Useful dplyr Functions

S. Richter-Walsh explains seven important dplyr functions with plenty of examples:

There are many useful functions contained within the dplyr package. This post does not attempt to cover them all but does look at the major functions that are commonly used in data manipulation tasks. These are:

select() 
filter()
mutate() 
group_by() 
summarise()
arrange() 
join()

The data used in this post are taken from the UCI Machine Learning Repository and contain census information from 1994 for the USA. The dataset can be used for classification of income class in a machine learning setting and can be obtained here.

That’s probably the bare minimum you should know about dplyr, but knowing just these seven can make data analysis in R much easier.

Comments closed

Streaming ETL Using CDC And Event Hub

Rolf Tesmer combines Change Data Capture and Event Hubs to build a streaming ETL solution:

The solution picks up the SQL data changes from the CDC Change Tracking system tables, creates JSON messages from the change rows, and then posts the message to an Azure Event Hub.  Once landed in the Event Hub an Azure Stream Analytics (ASA) Job distributes the changes into the multiple outputs.

What I found pretty cool was that I could transmit SQL delta changes from source to target in as little as 5 seconds end to end!

There are a bunch of steps, but the end result is worth it.

Comments closed

Check Where That Backup’s Restoring To

Shane O’Neill “has a friend” who learned an important lesson about the database restore GUI:

GUIs are good for….

…discovery.

They give you the option to script out the configurations you have chosen. If my friend had chosen to script out the restore, rather then clicking “OK” to run it, maybe he would have caught this mistake when reviewing it – rather than overwriting the Live database with 2 week old data and spending a weekend in the office with 3 colleagues fixing it.

Plus if you ever want to ensure that you know something, try and script it out from scratch.

Read the whole thing; good thing that totally didn’t happen to Shane and was just his friend!

Comments closed

Save Early, Save Often

Kenneth Fisher relays an important life lesson:

So years and years ago, when I was in college, one of my favorite classes was Assembly Language. We were working with Mac Assembly in case anyone is interested (yes I used a Mac at school, one of the big ones that had the monitor built into it). Somewhere around week three or four, we were supposed to print something to the screen. I spent several hours (this was only my second programming class so even Hello World was a challenge) and got my program ready to test. It worked! Sort of.
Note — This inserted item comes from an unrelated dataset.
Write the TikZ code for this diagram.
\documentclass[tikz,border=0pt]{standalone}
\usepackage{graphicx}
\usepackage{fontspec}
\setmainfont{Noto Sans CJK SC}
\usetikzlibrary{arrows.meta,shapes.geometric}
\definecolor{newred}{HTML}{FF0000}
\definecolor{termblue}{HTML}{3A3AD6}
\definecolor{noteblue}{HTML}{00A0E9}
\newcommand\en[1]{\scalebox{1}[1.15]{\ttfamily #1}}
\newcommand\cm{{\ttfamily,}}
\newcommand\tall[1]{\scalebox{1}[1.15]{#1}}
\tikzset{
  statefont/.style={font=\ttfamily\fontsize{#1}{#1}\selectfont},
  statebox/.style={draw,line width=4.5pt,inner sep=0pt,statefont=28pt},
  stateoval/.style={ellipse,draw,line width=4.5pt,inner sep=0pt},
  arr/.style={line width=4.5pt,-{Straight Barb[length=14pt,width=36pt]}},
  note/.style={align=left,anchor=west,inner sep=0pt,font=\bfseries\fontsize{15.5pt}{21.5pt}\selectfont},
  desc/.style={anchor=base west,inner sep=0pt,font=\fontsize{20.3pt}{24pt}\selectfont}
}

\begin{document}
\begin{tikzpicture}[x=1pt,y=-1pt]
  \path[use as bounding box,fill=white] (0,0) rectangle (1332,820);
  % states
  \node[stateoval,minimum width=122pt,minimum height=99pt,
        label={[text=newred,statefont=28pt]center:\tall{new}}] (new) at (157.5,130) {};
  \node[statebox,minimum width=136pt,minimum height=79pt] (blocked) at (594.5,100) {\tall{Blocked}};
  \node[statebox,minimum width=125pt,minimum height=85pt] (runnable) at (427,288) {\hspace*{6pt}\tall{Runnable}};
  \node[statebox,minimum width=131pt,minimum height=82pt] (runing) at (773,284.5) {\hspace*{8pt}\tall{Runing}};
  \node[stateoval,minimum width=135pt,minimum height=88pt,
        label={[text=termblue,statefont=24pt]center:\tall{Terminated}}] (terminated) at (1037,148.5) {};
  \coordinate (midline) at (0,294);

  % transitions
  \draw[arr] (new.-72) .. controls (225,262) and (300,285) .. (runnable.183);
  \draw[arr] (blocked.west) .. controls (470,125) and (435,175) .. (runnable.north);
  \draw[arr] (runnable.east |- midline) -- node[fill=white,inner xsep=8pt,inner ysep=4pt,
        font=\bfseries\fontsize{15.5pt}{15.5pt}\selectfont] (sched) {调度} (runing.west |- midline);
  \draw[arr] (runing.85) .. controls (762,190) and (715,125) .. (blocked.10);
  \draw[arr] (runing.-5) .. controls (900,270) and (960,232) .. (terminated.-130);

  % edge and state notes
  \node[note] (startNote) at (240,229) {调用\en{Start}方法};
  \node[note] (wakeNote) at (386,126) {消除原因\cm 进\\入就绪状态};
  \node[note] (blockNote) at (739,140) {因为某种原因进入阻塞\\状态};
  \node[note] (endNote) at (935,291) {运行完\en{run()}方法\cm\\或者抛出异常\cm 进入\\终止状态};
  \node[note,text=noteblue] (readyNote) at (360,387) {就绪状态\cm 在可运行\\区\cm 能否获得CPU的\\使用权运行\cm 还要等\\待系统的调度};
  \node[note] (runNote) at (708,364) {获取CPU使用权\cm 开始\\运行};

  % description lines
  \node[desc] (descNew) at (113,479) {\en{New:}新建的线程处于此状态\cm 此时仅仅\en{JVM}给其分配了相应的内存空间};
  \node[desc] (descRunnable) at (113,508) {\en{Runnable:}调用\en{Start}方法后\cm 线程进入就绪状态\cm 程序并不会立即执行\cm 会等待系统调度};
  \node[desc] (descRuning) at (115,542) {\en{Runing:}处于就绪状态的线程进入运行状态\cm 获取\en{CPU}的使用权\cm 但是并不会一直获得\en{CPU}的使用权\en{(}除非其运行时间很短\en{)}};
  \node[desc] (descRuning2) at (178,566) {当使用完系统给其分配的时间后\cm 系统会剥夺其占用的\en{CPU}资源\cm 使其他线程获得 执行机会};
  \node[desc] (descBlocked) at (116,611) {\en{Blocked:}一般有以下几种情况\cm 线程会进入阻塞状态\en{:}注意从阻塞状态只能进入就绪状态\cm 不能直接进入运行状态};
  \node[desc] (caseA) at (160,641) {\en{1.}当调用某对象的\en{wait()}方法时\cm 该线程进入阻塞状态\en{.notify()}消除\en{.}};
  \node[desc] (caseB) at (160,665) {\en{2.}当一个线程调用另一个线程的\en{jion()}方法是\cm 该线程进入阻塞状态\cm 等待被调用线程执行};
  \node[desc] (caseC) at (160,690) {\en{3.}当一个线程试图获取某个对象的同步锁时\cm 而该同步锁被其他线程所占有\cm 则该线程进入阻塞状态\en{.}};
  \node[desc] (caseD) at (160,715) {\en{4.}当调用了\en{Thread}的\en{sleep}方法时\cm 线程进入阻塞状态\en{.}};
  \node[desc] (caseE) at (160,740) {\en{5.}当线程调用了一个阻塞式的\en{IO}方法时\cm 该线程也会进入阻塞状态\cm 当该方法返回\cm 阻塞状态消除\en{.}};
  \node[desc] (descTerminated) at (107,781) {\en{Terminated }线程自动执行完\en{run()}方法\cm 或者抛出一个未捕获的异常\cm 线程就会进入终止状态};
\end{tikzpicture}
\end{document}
Hello World was written to the top of the screen! Then a second or so later the bottom half of the screen turned into random ASCII garbage. Then a second or so later the computer rebooted. Well, that’s not good. Time to debug!

So the computer comes back up, I take a look, and I don’t have ANY code. I hadn’t saved (and this was long enough ago there was no auto-save). I had to start ALL over again. In the end, I did manage to re-write my code, got it working and even got an A. I also learned that I needed to save my work before running it. Well, learned my lesson for the first time (of many).
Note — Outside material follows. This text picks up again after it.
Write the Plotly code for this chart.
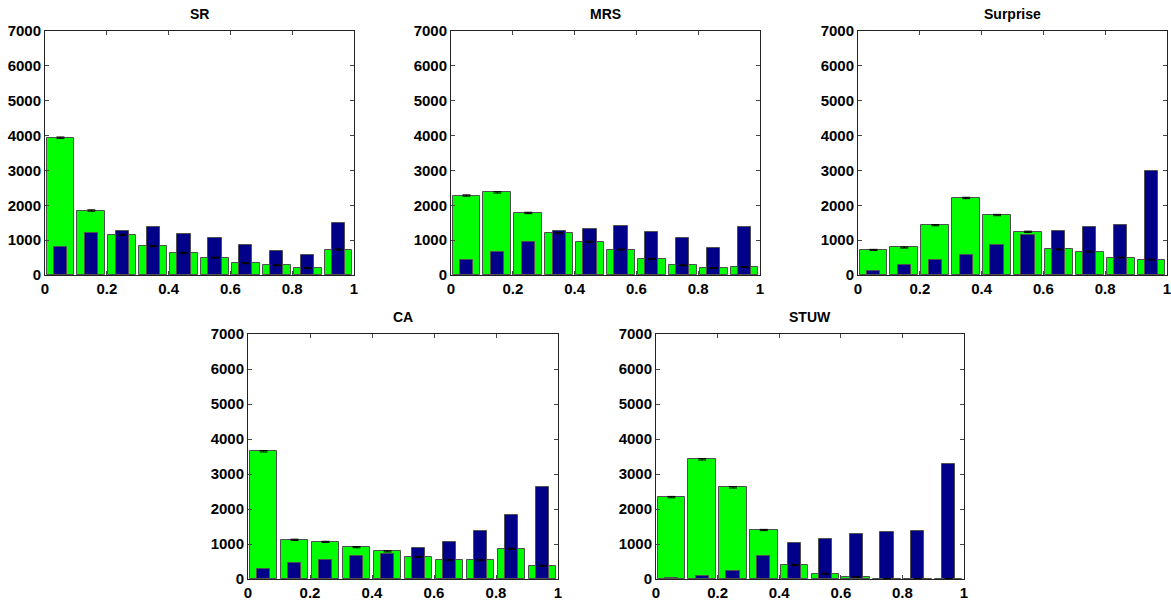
import plotly.graph_objects as go

bin_centers = [0.05, 0.15, 0.25, 0.35, 0.45, 0.55, 0.65, 0.75, 0.85, 0.95]
panel_titles = ["SR", "MRS", "Surprise", "CA", "STUW"]

green_sr = [3940, 1850, 1150, 830, 630, 500, 340, 280, 200, 730]
blue_sr = [790, 1200, 1270, 1370, 1175, 1050, 870, 690, 560, 1480]
err_sr = [20, 20, 20, 18, 18, 16, 15, 15, 14, 18]

green_mrs = [2280, 2370, 1780, 1200, 950, 730, 460, 280, 200, 230]
blue_mrs = [440, 660, 950, 1270, 1320, 1400, 1240, 1050, 770, 1370]
err_mrs = [20, 20, 20, 18, 18, 16, 15, 14, 13, 13]

green_sur = [720, 790, 1430, 2210, 1720, 1240, 735, 670, 500, 440]
blue_sur = [120, 290, 430, 570, 860, 1150, 1270, 1385, 1440, 2980]
err_sur = [16, 16, 18, 20, 20, 18, 16, 15, 14, 14]

green_ca = [3650, 1120, 1060, 910, 790, 630, 540, 540, 860, 380]
blue_ca = [300, 470, 550, 650, 720, 880, 1060, 1380, 1830, 2630]
err_ca = [20, 18, 18, 18, 17, 16, 15, 15, 17, 14]

green_stuw = [2340, 3420, 2620, 1400, 400, 150, 55, 10, 10, 5]
blue_stuw = [40, 75, 240, 650, 1030, 1140, 1280, 1340, 1360, 3300]
err_stuw = [20, 20, 20, 18, 15, 12, 10, 8, 8, 8]

greens = [green_sr, green_mrs, green_sur, green_ca, green_stuw]
blues = [blue_sr, blue_mrs, blue_sur, blue_ca, blue_stuw]
errs = [err_sr, err_mrs, err_sur, err_ca, err_stuw]

W, H = 1171, 601
# pixel boxes of each axes: (left, right, top, bottom)
boxes = [(45, 354, 31, 275), (451, 760, 31, 275), (858, 1167, 31, 275),
         (248, 558, 334, 579), (656, 964, 334, 579)]

fig = go.Figure()
font_main = "Liberation Sans, Arial, sans-serif"

for i in range(5):
    ax = "" if i == 0 else str(i + 1)
    xref = "x" + ax
    yref = "y" + ax
    fig.add_trace(go.Bar(x=bin_centers, y=greens[i], width=0.09,
                         marker=dict(color="#00ff00", line=dict(color="#505050", width=1)),
                         xaxis=xref, yaxis=yref, showlegend=False))
    fig.add_trace(go.Bar(x=bin_centers, y=blues[i], width=0.043,
                         marker=dict(color="#000088", line=dict(color="#505050", width=1)),
                         xaxis=xref, yaxis=yref, showlegend=False))
    fig.add_trace(go.Scatter(x=bin_centers, y=greens[i], mode="markers",
                             marker=dict(color="black", size=1),
                             error_y=dict(type="data", array=errs[i], color="black",
                                          thickness=1, width=4),
                             xaxis=xref, yaxis=yref, showlegend=False))
    l, r, t, b = boxes[i]
    xd = [l / W, r / W]
    yd = [1 - b / H, 1 - t / H]
    axis_common = dict(showline=True, linecolor="#222222", linewidth=1, mirror="ticks",
                       ticks="inside", ticklen=4, tickcolor="#444444", showgrid=False,
                       zeroline=False, automargin=False, ticklabeloverflow="allow",
                       tickfont=dict(family=font_main, size=15, color="black", weight="bold"))
    fig.update_layout(**{
        "xaxis" + ax: dict(domain=xd, range=[0, 1], tickvals=[0, 0.2, 0.4, 0.6, 0.8, 1],
                           ticktext=["0", "0.2", "0.4", "0.6", "0.8", "1"],
                           anchor=yref, **axis_common),
        "yaxis" + ax: dict(domain=yd, range=[0, 7000], dtick=1000, anchor=xref,
                           **axis_common),
    })
    fig.add_annotation(x=(xd[0] + xd[1]) / 2, y=1 - (t - 17) / H, xref="paper", yref="paper",
                       text="<b>" + panel_titles[i] + "</b>", showarrow=False,
                       font=dict(family=font_main, size=14, color="black"),
                       xanchor="center", yanchor="middle")

fig.update_layout(width=W, height=H, margin=dict(l=0, r=0, t=0, b=0),
                  paper_bgcolor="white", plot_bgcolor="white", barmode="overlay",
                  bargap=0)
fig.write_html("out.html")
I have attempted to put a sanguine spin on this mishap, based on something Phil Factor once wrote:  if you throw away (or lose) the code the first time around, the second time you write it, the code will probably be better.  This is because the first time you’re writing a set of code, you’re trying to force the pieces together and get the code working; the second time around, you have a working algorithm in mind, so the code will likely be much cleaner.

1 Comment

Changing A Large Table’s Clustered Index

Nate Johnson explains how to change the clustered index on a very large table:

I call this the “setup, dump, & swap”.  Essentially we need to create an empty copy of the table, with the desired index(es), dump all the data into it, and then swap it in.  There are couple ways you can do this, but it boils down to the same basic premise: It’s “better” (probably not in terms of speed, but definitely in terms of efficiency and overhead) to fill this new copy of the table & its indexes, than it is to build the desired index on the existing table.
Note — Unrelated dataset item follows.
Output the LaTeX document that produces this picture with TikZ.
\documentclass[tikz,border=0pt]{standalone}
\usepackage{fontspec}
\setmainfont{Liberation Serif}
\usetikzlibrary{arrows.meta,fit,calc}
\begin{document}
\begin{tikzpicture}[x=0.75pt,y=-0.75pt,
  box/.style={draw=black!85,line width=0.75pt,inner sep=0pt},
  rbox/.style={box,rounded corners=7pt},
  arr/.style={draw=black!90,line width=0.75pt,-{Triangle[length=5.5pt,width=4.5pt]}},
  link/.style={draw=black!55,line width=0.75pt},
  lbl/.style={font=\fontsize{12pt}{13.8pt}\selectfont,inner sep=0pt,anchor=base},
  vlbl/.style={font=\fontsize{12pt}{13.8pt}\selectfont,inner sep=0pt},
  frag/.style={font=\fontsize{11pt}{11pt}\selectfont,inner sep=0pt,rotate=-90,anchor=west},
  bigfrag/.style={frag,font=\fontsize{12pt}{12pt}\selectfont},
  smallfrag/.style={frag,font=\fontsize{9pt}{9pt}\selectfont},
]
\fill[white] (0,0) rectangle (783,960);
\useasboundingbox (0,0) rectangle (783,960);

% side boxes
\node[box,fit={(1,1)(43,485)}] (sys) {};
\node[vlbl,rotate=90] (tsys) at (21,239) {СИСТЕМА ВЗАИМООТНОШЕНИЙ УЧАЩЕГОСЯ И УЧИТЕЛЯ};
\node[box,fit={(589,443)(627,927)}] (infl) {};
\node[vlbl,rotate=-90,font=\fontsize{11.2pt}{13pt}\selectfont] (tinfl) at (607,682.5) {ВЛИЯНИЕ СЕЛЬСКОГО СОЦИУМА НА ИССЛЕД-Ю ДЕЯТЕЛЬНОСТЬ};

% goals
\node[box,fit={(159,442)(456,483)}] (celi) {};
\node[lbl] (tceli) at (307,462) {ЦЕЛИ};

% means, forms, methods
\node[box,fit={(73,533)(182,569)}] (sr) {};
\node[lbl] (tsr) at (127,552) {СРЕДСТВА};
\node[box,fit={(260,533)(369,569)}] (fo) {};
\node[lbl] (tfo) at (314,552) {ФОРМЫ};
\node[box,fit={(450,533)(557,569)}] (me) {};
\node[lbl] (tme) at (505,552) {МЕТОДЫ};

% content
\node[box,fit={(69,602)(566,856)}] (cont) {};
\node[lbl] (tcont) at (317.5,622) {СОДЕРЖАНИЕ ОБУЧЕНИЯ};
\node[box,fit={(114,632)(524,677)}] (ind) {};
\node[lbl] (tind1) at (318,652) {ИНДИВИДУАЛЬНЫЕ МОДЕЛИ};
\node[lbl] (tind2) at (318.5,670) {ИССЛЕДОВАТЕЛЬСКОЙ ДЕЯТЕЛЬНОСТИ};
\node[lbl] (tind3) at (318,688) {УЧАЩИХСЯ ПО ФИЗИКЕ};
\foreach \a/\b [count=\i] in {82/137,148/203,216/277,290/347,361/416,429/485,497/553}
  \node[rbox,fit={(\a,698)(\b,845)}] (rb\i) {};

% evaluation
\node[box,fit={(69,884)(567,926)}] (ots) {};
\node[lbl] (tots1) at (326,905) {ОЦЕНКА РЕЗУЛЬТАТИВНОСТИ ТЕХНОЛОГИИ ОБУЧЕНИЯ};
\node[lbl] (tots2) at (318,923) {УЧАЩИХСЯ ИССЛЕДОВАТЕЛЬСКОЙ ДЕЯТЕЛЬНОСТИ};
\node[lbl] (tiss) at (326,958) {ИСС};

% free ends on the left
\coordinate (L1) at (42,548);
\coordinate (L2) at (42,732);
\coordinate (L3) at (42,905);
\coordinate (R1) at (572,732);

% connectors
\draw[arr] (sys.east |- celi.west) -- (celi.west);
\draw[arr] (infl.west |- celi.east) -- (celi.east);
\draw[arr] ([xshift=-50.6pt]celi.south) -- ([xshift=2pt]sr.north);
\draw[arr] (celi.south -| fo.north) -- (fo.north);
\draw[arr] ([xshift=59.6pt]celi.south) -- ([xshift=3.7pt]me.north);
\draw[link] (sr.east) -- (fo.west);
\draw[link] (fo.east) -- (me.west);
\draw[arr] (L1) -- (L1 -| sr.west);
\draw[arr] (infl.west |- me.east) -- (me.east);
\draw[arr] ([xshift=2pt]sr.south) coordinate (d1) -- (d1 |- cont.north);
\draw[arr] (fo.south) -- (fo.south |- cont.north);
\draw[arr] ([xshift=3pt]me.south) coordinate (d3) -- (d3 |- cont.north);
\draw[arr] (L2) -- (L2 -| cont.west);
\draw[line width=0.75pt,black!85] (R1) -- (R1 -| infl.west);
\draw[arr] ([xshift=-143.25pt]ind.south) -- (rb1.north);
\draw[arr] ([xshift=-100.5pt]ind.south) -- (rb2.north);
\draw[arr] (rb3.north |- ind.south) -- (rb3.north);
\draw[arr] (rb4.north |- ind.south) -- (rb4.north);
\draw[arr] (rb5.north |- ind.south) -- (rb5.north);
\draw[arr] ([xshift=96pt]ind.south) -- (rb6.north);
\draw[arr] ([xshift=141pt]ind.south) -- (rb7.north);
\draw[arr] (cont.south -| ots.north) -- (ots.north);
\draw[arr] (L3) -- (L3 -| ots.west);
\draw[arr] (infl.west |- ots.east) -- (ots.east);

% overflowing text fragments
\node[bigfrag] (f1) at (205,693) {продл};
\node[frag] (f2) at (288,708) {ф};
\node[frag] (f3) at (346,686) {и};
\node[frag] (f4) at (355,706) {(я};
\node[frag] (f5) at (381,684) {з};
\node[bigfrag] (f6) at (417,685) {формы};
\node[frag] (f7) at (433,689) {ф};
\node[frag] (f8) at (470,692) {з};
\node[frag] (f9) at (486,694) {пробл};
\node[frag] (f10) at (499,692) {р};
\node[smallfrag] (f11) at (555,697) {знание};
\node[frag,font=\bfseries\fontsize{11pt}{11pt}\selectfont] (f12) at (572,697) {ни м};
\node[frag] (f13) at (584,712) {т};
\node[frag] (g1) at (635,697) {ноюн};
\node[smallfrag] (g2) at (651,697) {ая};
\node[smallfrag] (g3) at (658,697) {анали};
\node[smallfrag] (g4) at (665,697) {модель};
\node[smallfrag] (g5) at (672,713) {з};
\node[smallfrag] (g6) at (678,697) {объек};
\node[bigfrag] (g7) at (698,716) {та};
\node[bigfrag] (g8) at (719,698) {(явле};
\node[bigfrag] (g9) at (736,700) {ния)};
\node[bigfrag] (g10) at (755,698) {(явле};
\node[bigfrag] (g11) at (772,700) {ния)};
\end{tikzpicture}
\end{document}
As Nate notes, “very large” here will depend on your environment, but this is a useful technique because the old table can be live until the moment of the swap.  As Nate writes this, I’m actually in the middle of one of these sorts of swaps—one that will take a week or two to finish due to pacing.

Comments closed

SQL Server Roll-Your-Own Cryptography

David Fowler has an interesting article on a simple cryptographic algorithm in SQL Server:

As this post was prompted by my post on bitwise logic, we’re going to base our algorithm around the XOR cypher.  Basically this cypher works by taking a key which for simplicity sake will be a single byte and XOR-ing that against the message (or plain text) that we want to encrypt.

Let’s look at an example of how this is going to work.

Let’s say that we want to encrypt the plain text ‘SQLUndercover’.  How are we going to do this?  Firstly we need to remember that all text characters are represented by a single byte as an ASCII code.  ‘SQLUndercover’ is represented by the following set of ASCII codes, 83 81 76 85 110 100 101 114 99 111 118 101 114.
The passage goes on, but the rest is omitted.